Markets decline modestly on the day, but the headlines told more about what is on investors minds. Below are ten items of interest based on today’s activity, news and speculation. Watch how each unfolds and what opportunities are presented as a result going forward.
- Euro shows largest one-day loss against the dollar in two months (Market Watch). FXE hit $109.60 or off 1.4% for the day. Why the shift in sentiment? The ECB is increasing the purchase of public and private debt in May and June. The increase will be offset by lower purchases in the summer when supply is lower. I am not sure what the major concern about this issue was, but we will watch for this to flatten out if that is the only reason for the weakness in the euro. In return that could reverse some of the damage done today in commodities.
- The yen declined 0.6% and could test the March lows at the current rate of decent. YCS jumped nicely on the move lower. This has remained a weaker currency of late. EWJ continues to consolidate near the current highs.
- The stock market top is likely near as investors fail to hedge (Market Watch). The opinion is focused on over exposure to equities without any attention to the downside risk. Historically when investors fail to believe that a hedge offers protection to portfolio risk it has signaled the highs for the indexes. This is only one of many articles focused on the treat of a market correction near term. I am not opposed to the validity of the argument, just the fact that when so many are negative it acts as a near term contrarian indicator. We still have to be patient and let this play out accordingly. Stops are one way to hedge your downside risk and if you are not using other methods… please at least use this one. Remember a watched pot never boils.
- Housing starts jump 20%! Wow that must mean the economy is booming. 1.03 million versus 926K expected. Plenty of arguments about this being revised lower, etc. But, the number as it stands shows a positive move for the housing sector. ITB gained nicely on the news, but failed to hold onto the move closing up 0.6%. KB and MAS were the leaders in the sector for the day.
- Retail is hit and miss… Dick’s Sporting Goods lowers outlook and the stock fell 5.2% today and confirmed the downtrend off the April high. Wal-Mart felt the pinch of higher wages and missed earnings falling 4.3% on the day as well. The stronger dollar had some impact as well WMT earnings. TJX posted better earnings and the stock was up 2.8%… it is all in the numbers, or should I say bottom line. This is a stock picking sector currently.
- Gold was down 1.7%… see number one above… the dollar was stronger on the day and that has kept the price of gold lower. As seen the last couple of weeks as the dollar weakened gold prices, along with other commodities, moved higher. This will get interesting to see how the dollar plays out near term.
- Oil prices down 3.6% and the lowest closed in more than a month. The dollar again gets some of the blame, but the supply has not receded as expected. The $57.26 mark puts the price back in the previous range before breaking above the $58 mark. $54 is the key support to watch near term for the commodity.
- Natural gas (UNG) opened above resistance at $15.14 early, but failed to hold the move closing back at the $14.60 support level.

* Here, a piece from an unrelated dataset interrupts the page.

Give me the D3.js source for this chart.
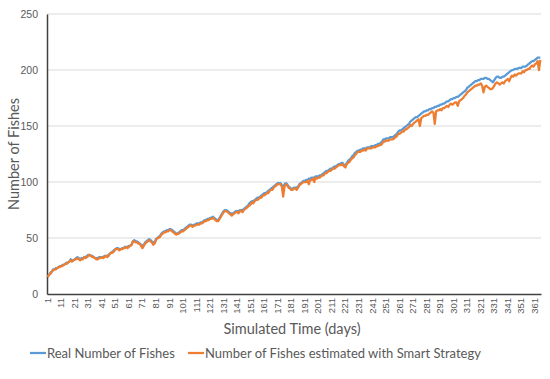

The uptrend has been in play the last three weeks and now we see what impact the dollar and sentiment has going forward.
- China (FXI) was up 1.3% and continues in the consolidation pattern. Move above $51 gets interesting in the short term. The money flow in the country is good, but the sentiment or belief in the upside is questioning the reality of the economic picture for China longer term.
- Financials (XLF) was the winner on the day as the upside continues. Move above $24.80 clears the trading range and $25.13 is the previous high. Regional banks (KRE) are the leaders as they stand to benefit from higher interest rates or at least that is the current belief. The sector is giving the leadership we were looking for if the upside is going to gain traction for the broader indexes.
The challenge remains for the broad markets as it relates to news, speculation and just flat economic data. The headlines sell ads and that is important for the media companies bottom lines, but we have to focus on what we know, what we believe is true, and the trend of the markets. For now the trend remains on the upside and thus we focus on what opportunities are working and keep our stops in place to know where to exit when they no longer perform. One day at a time is all we can do with a bias on discipline.